Commack Road Students Take Thought-Provoking Indian ‘Journey’

Commack Road Students Take Thought-Provoking Indian ‘Journey’

Fourth-graders at Commack Road participated in an interactive in-school social studies field trip on Jan. 8 called “Journeys into American Indian Territory.” Guest instructors for the day included anthropologist Robert Vetter and Cheyenne Elk Clan member Richie Cornacchio.

The immersive event began with an assembly that introduced the students to stereotypes and truths about Native Americans, both from the past and in the present. The students recognized the importance of educating present-day Indians about their language and religion, in order to keep their culture a prominent part of their lives.

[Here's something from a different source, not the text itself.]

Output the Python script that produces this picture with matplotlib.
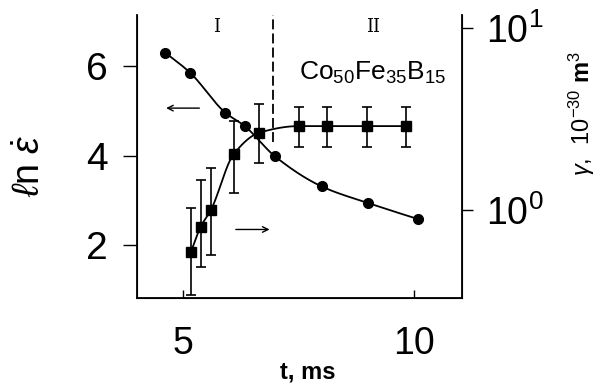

The students participated in four different activities throughout the day. In one, Vetter led a workshop that described the government that was developed by local Indian groups. The students participated by creating rules and identifying characteristics of strong leaders.

The school’s STEAM room was transformed into a museum where the students observed artifacts used in daily Indian life – including jewelry, clothing and tools – which were explained and demonstrated. The students were also able to walk through a miniature longhouse that was constructed by the presenters.

The other two activities were created by the school’s fourth-grade teachers. During “Story Time,” the students listened to Indian legends and discussed how they could relate to their current lives, while in the “Game Room,” students participated in an activity described in the book “The Sign of the Beaver,” using modern-day materials but brainstorming about what items may have been used 400 years ago.

The day ended with a sing-along in the auditorium, with students and teachers listening to a song created by Cornacchio as well as singing an inspirational Indian song.